Try holding your hands that way, and you’ll see that if they belong to one person, it is the viewer, and the dove is looking you in the eye; and the dove is symbolic of the Holy Spirit. Of course, for the vast majority of us, for the overwhelming proportion of our time, we do not see such a sign of God when we pray. Is it all wishful thinking? Paul addressed the question in his letter to the Romans (8:24-28).

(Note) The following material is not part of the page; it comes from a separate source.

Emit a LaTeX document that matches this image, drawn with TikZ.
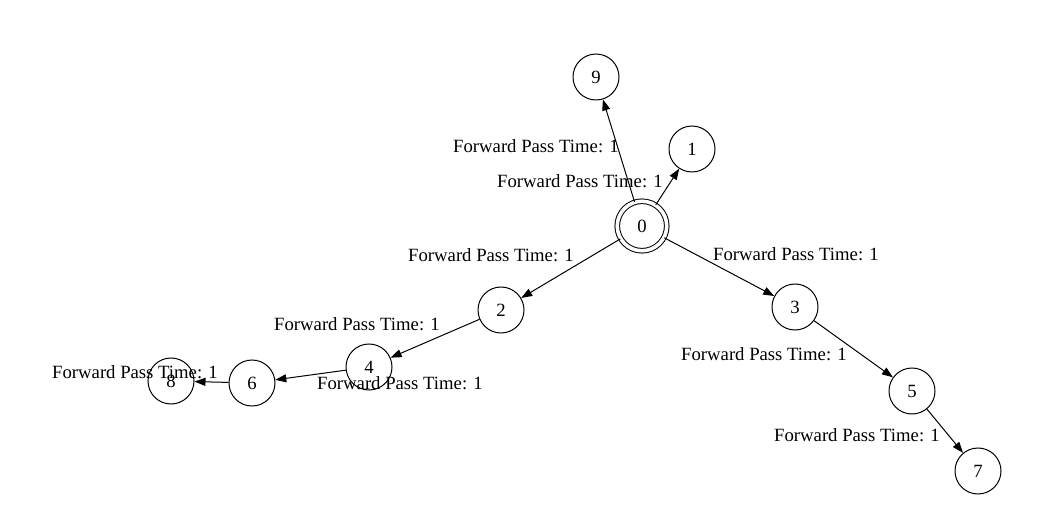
\documentclass[tikz,border=0pt]{standalone}
\usepackage{fontspec}
\setmainfont{Liberation Serif}
\usetikzlibrary{arrows.meta}

\begin{document}
\begin{tikzpicture}[x=1pt,y=-1pt,>={Triangle[length=11pt,width=8pt]}]
    \tikzstyle{state}=[circle,draw,line width=1pt,minimum size=46pt,inner sep=0pt,font=\fontsize{18.7}{22}\selectfont]
    \tikzstyle{start}=[state,double,double distance=3.6pt,minimum size=49.5pt]
    \tikzstyle{cost}=[inner sep=0pt,font=\fontsize{18.7}{22}\selectfont]
    \useasboundingbox (0,0) rectangle (1055,521);
    \node (n0) at (642,226) [start] {0};
    \node (n1) at (692,149) [state] {1};
    \node (n2) at (501,310) [state] {2};
    \node (n3) at (795,307) [state] {3};
    \node (n4) at (369,367) [state] {4};
    \node (n5) at (912,391) [state] {5};
    \node (n6) at (252,383) [state] {6};
    \node (n7) at (978,471) [state] {7};
    \node (n8) at (171,381) [state] {8};
    \node (n9) at (596,77) [state] {9};
    \draw [->,line width=1pt] (n0) -- (n9);
    \draw [->,line width=1pt] (n0) -- (n1);
    \draw [->,line width=1pt] (n0) -- (n2);
    \draw [->,line width=1pt] (n0) -- (n3);
    \draw [->,line width=1pt] (n2) -- (n4);
    \draw [->,line width=1pt] (n4) -- (n6);
    \draw [->,line width=1pt] (n6) -- (n8);
    \draw [->,line width=1pt] (n3) -- (n5);
    \draw [->,line width=1pt] (n5) -- (n7);
    \node (t09) at (536,146) [cost] {Forward Pass Time: 1};
    \node (t01) at (580,181) [cost] {Forward Pass Time: 1};
    \node (t02) at (491,255) [cost] {Forward Pass Time: 1};
    \node (t03) at (796,254) [cost] {Forward Pass Time: 1};
    \node (t24) at (357,324) [cost] {Forward Pass Time: 1};
    \node (t46) at (400,383) [cost] {Forward Pass Time: 1};
    \node (t68) at (135,372) [cost] {Forward Pass Time: 1};
    \node (t35) at (764,354) [cost] {Forward Pass Time: 1};
    \node (t57) at (857,435) [cost] {Forward Pass Time: 1};
  \end{tikzpicture}
\end{document}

We are saved by hope. But hope that is seen, is not hope. For what a man seeth, why doth he hope for? But if we hope for that which we see not, we wait for it with patience. Likewise the Spirit also helpeth our infirmity. For we know not what we should pray for as we ought; but the Spirit himself asketh for us with unspeakable groanings. And he that searcheth the hearts, knoweth what the Spirit desireth; because he asketh for the saints according to God. And we know that to them that love God, all things work together unto good, to such as, according to his purpose, are called to be saints.

Instead of racking our brains for the right words to pray with, let the Spirit utter our feelings and desires – the hopes and fears of all our years.

Between gurgles, crying, eye contact and all body movements, my new grandson conveys his needs and desires efficiently enough for his adults to jump to meet them. He prays as he ought, to make known his hopes, needs and love.